Key Ballot Initiatives
- California’s Proposition 22, classifying app-based drivers as contractors, passed with 58.4% of the state vote. This measure confirms ride-hail and delivery drivers are independent contractors and not “employees” of their respective firms, which would have entitled them to more benefits.
- California’s Proposition 24, which expanded the existing California Consumer Privacy Act (CCPA), has passed with 56% of the state vote. The proposition, also known as the California Privacy Rights and Enforcement Act of 2020, includes provisions to allow consumers to direct businesses not to share personal information, removes time period in which businesses can fix violations before being penalized, and creates state-level agencies to enforce the respective privacy laws.
- Florida’s Amendment 2, which endorsed a gradual rise in the minimum wage to $15 an hour through 2026, passed with 60.8% of the state’s vote. The passage of this amendment helps build on recent efforts to bolster the purchasing power and income equality of the lower-income workforce.
- Arizona’s Proposition 207, which legalized possession of marijuana up to one ounce for adults over the age of 21, has passed with 59.8% of the state vote. Similar efforts in Mississippi (Measure 1), Montana (I-190), New Jersey (Public Question 1), and South Dakota (Amendment A, Measure 26) passed, thus paving the way for legalization in multiple areas of the country.
- Multiple states were able to pass amendments and measures addressing hate speech and the removal of slavery connotations from their respective constitutions. Measures in Alabama, Nebraska, Utah, Rhode Island all passed. However, California’s Proposition 16, which intended to permit affirmative action measures in government policies and repeal Proposition 209, failed with 43% of the vote.
- California’s two propositions designed to implement crucial criminal justice reform in the state had mixed results. Proposition 17, designed to restore the voting rights to individuals upon completing a prison sentence, passed with 59% of the vote. On the other hand, Proposition 25, which intended to offer risk assessments as an alternative to cash bail for those awaiting trial, failed with only 44.5% of the vote.
- Corporate reaction post-election remains muted.

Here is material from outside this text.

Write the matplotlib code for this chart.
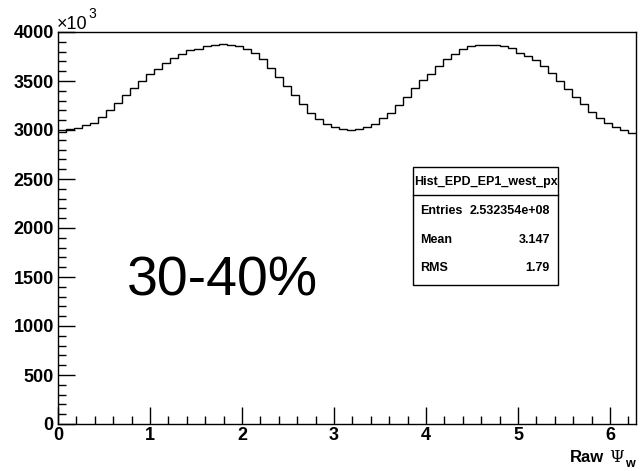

The vast majority of U.S. corporations have largely avoided commenting on the election results, with a few notable exceptions:
- JPMorgan Chase CEO Jaime Dimon advised employees to “have faith in our electoral and judicial systems” and stressed patience to await the final results.
- Tim Ryan, U.S. chair and senior partner at PricewaterhouseCoopers LLP, advised employees to “pull together as a team and stay focused” as the results come in.